High-quality remoulds are fitted to tractor drive axles but steer axles always get new tyres.

The latest additions to the trailer fleet are 10 tandem-axle 13.5m Dennison curtainsiders riding on mechanical suspension. Louth favours mechanical because being parked up for months on end isn't good for the health of an air suspension airbag.

Working life

They can look forward to a long working life, albeit one that may involve a lot of sitting around at some stage. "I've got trailers that go back to the mid sixties," Louth says. '`They still run OK and you can still get the parts."

These include some that Michael Milnes built from scratch himself under the Kirkby banner because he lived in a Lincolnshire village called Kirkby-on-Bain. All expenditure is closely monitored. "We have a department that can tell me what each vehicle is costing the company right down to a tenth of a penny," says Louth "Every single mile and every delivery is costed."

The company is heavily influenced by the fortunes of the building industry, becanse builders are major consumers of the wood the mills saw. "If the bottom falls out of building, then the volume of material we handle drops, but our prices rise," he says. "If building is buoyant, as it is at the moment, our product is worth a lot less.
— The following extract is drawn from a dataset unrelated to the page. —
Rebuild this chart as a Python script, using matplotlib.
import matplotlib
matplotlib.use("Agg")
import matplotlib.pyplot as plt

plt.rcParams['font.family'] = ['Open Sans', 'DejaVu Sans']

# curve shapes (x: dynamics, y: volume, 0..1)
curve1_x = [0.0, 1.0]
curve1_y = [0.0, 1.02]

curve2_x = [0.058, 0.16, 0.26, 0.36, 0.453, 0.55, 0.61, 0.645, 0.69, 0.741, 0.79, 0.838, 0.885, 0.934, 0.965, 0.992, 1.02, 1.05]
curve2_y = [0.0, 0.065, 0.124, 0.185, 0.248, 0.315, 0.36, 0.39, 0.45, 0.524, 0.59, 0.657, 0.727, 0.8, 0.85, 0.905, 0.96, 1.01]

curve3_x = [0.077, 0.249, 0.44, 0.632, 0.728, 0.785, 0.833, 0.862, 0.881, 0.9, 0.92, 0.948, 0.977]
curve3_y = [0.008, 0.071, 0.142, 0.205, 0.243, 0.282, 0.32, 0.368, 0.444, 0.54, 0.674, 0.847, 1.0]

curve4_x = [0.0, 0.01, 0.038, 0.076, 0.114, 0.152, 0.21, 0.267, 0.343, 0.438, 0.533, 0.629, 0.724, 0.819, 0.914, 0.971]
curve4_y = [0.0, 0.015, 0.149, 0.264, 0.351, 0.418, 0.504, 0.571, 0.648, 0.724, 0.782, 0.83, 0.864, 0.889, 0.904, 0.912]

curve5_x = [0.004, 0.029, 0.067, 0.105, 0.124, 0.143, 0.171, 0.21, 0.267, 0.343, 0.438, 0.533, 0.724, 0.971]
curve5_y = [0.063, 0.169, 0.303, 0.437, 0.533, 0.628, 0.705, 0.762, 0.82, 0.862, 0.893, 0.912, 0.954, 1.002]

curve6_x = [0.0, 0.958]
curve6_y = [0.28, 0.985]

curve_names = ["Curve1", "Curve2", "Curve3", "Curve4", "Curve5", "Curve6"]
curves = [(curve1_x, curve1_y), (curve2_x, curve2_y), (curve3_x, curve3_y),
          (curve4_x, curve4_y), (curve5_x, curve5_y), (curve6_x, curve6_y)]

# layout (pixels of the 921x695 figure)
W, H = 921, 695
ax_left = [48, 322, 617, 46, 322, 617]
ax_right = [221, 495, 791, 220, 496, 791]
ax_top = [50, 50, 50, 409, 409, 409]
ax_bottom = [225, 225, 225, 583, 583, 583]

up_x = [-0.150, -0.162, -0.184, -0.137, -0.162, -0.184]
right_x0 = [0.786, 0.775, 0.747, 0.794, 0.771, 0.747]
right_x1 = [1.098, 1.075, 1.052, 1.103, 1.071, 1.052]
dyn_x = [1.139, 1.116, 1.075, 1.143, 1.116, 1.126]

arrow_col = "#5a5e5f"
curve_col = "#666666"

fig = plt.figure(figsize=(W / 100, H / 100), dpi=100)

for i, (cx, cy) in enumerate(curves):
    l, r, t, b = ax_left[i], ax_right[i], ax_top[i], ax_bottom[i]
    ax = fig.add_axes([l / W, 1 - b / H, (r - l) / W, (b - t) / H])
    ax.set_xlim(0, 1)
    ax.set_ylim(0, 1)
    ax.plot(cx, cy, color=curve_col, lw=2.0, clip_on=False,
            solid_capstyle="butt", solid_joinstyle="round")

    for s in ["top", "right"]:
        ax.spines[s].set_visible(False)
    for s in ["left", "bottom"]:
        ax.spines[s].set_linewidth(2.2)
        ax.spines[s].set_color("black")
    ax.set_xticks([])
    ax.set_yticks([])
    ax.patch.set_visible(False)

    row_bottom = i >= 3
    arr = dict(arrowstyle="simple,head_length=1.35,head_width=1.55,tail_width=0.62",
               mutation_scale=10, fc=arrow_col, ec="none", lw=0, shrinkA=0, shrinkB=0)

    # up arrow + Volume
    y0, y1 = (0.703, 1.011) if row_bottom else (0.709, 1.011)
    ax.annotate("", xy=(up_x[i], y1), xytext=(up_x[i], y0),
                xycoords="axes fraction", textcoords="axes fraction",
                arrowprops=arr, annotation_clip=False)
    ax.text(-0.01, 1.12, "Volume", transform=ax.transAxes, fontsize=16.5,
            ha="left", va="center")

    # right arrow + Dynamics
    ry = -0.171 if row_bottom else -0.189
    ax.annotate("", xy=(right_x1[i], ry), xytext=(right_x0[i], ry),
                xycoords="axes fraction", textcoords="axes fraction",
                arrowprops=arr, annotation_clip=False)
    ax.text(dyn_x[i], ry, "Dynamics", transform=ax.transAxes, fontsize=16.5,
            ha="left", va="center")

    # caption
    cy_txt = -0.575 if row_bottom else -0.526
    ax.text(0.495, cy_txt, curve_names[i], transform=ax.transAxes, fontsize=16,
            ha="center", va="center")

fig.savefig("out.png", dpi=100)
We're also facing competition from straw, which is being sold as animal bedding now farmers aren't allowed to burn it."

Demand for poultry bedding is consistent year-round, but the equestrian market is cyclical because horses are turned out into fields in the spring. "Exports go well, though," Louth adds. "Aside from France, we export to Hong Kong and Saudi Arabia. Customers organise the transport and we have containers coming in and out all the time."

And are the UK and worldwide markets for shavings and sawdust competitive? "Very much so," Louth replies. And when you're the biggest, you've got that much more to lose."